Supaya orang dapat menyelaraskan
hidupnya dengan dengan Jalan Tuhan, maka menurut Taoisme, setiap manusia dilahirkan dalam keadaan suci dan baik.
Dari Tuhan ia mendapat sifat yang membimbing ke arah kebaikan , yaitu ramah,
sopan, cerdas, jujur, dan hormat. Kelima sifat baik ini harus ada pada manusia,
maka ia akan salah kalau tidak menggunakan sifat tersebut, tapi bila ia
menggunakannya maka akan bisa menjaga hubungan dengan sesama manusia dan juga
alam.[8]
Berbeda dengan Taoisme tentang konsep Tuhan, bagi Konfucius[9] Tuhan
bukan berbentuk manusia. Tuhan jarang dipahami secara demikin di zamannya dan
menolak gagasan yang berkaitan dengan hal itu. Jika dipahami cara konfucius
memahami Tuhan tampak dalam pandangannya istilah ini menggambarkan suatu
kekuatan moral dalam alam semesta yang dipahami secara samar-samar. Ia memberikan pengutamaan yang
sebesar-besarnya pada ikhtiar manusia, dan Tuhan sekiranya hanya menolong.
Karena ia melihat orang yang jahat hidupnya makmur sedangkan orang yang baik
justru sengsara. Meskipun demikian konsep mengenai Tuhan memberinya perasaan
bagaimana ada suatu kekuasaan yang berdiri di pihak mereka yang kesepian yang
memperjuangkan kebenaran[10]
Barangakali dalam konteks inilah Nietzsche[11] seorang
filosof Jerman mengatakan bahwa Tuhan itu telah mati (Got is tot), ia mengatakan demikian karena ia melihat bahwa Tuhan
tidak memperlihatkan kekuasaannya atau perannya ketika ada penindasan pada yang
lemah oleh yang berkuasa, sedangkan Tuhan tidak berbuat apa-apa. Akhirnya ia
hal tersebut membuat ia skeptis terhadap keberadaan dan peran Tuhan.
Dewasa ini, Konfucianism memiliki
fungsi dan kedudukan ganda, antara lain sebagai filsafat, maupun agama. sebagai
sebuah system filsafat, maka Konfucianism menekankan bidang etika sebagai
aturan tingkah laku dan pedoman umum bagi para penganutnya, sehingga sering
dikatakan bahwa Konfucianism sering dikatakan system filsafat yang humanistic.

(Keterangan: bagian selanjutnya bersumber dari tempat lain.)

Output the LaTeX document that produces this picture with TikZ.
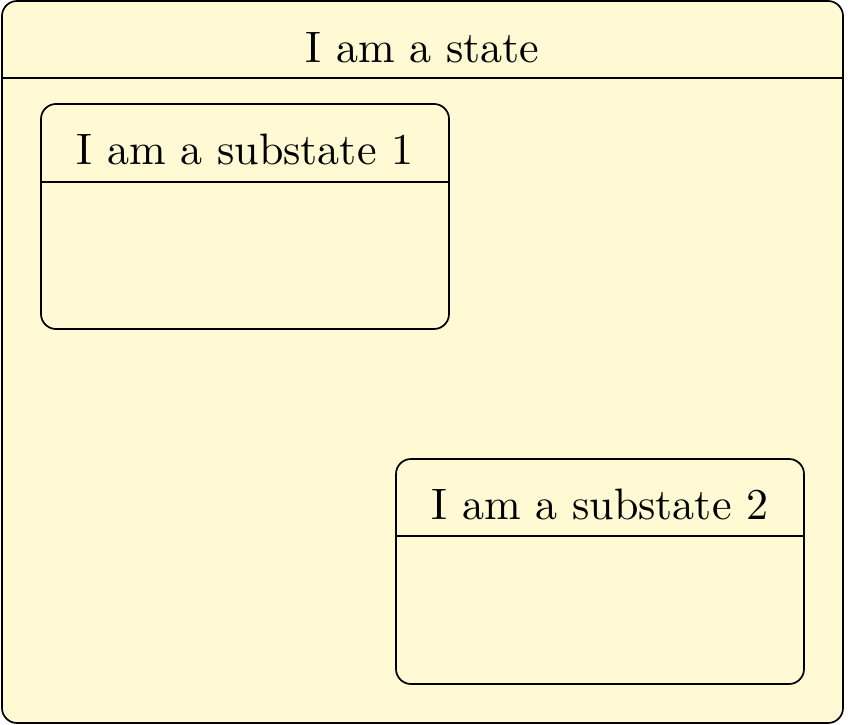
\documentclass[tikz,border=0pt]{standalone}
\usepackage{fontspec}
\begin{document}
\begin{tikzpicture}[x=1pt,y=-1pt,
  statebox/.style={draw=black, fill=stfill, line width=1.7pt, rounded corners=15pt, inner sep=0pt},
  sep/.style={draw=black, line width=1.7pt},
  stitle/.style={anchor=base, inner sep=0pt, scale=4.4, font=\fontsize{10}{12}\selectfont}]
\definecolor{stfill}{HTML}{FFFAD4}
\useasboundingbox (0,0) rectangle (860,725);
% outer state
\node[statebox, minimum width=841pt, minimum height=722pt] (outer) at (422.5,362) {};
\coordinate (oL) at (2,78);
\coordinate (oR) at (843,78);
\draw[sep] (oL) -- (oR);
\node[stitle] (t0) at (422.5,63) {I am a state};
% substate 1
\node[statebox, minimum width=408pt, minimum height=225pt] (s1) at (245,216.5) {};
\coordinate (s1L) at (41,182);
\coordinate (s1R) at (449,182);
\draw[sep] (s1L) -- (s1R);
\node[stitle] (t1) at (245,164) {I am a substate 1};
% substate 2
\node[statebox, minimum width=408pt, minimum height=225pt] (s2) at (600,571.5) {};
\coordinate (s2L) at (396,536);
\coordinate (s2R) at (804,536);
\draw[sep] (s2L) -- (s2R);
\node[stitle] (t2) at (600,519) {I am a substate 2};
\end{tikzpicture}
\end{document}
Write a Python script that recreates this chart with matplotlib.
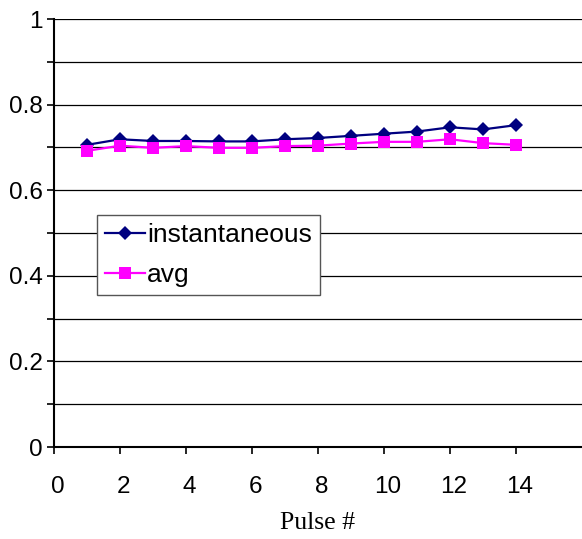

Sementara sebagai budaya, Konfucianism dapat ditelaah melalui perkembangan
ajarannya yang hampir mewarnai sebagian besar budaya Cina, yang kemudian
diwujudkan dalam adat istiadat, kebiasaan, ritual, maupun sebagai pedoman hidup
sehari-hari.[12]
Konfucianisme dan Taoisme adalah dua
aliran besar dalam pemikiran dan agama
Cina. Akan tetapi janganlah kita bayangkan bahwa kedua tradisi itu telah menghabiskan
waktu lebih dari dua ribu tahun dalam bersaing satu sama lain. Keduanya
mempunyai pengaruh penting dalam pemikiran Cina berikutnya, khususnya para
pemikir neo-Konfucian dari dinasti Sung (960-1279 M), yang secara dangkal
menolak pengaruh-pengaruh Taois dan Budhis, tetapi dalam kenyataannya meminjam
dan mensintesakan banyak hal dari kedua tradisi itu.[13]
Oleh karena itu tidak heran
banyak pakar mengatakan bahwa Konfuciusme, Taoisme, dan Budhisme bukanlah suatu
agama, melainkan sebuah paham atau aliran yang banyak mengajarkan ajaran moral.
Sebab kajian suatu agama tidak bisa dipisaahkan dari siapa Nabi atau
pendidrinya, kitab sucinya, dan konsepnya tentang Tuhan. Sementara dalam konsep
teologi Cina, baik itu Konficius, Taoisme, dan Budhisme tidak begitu jelas.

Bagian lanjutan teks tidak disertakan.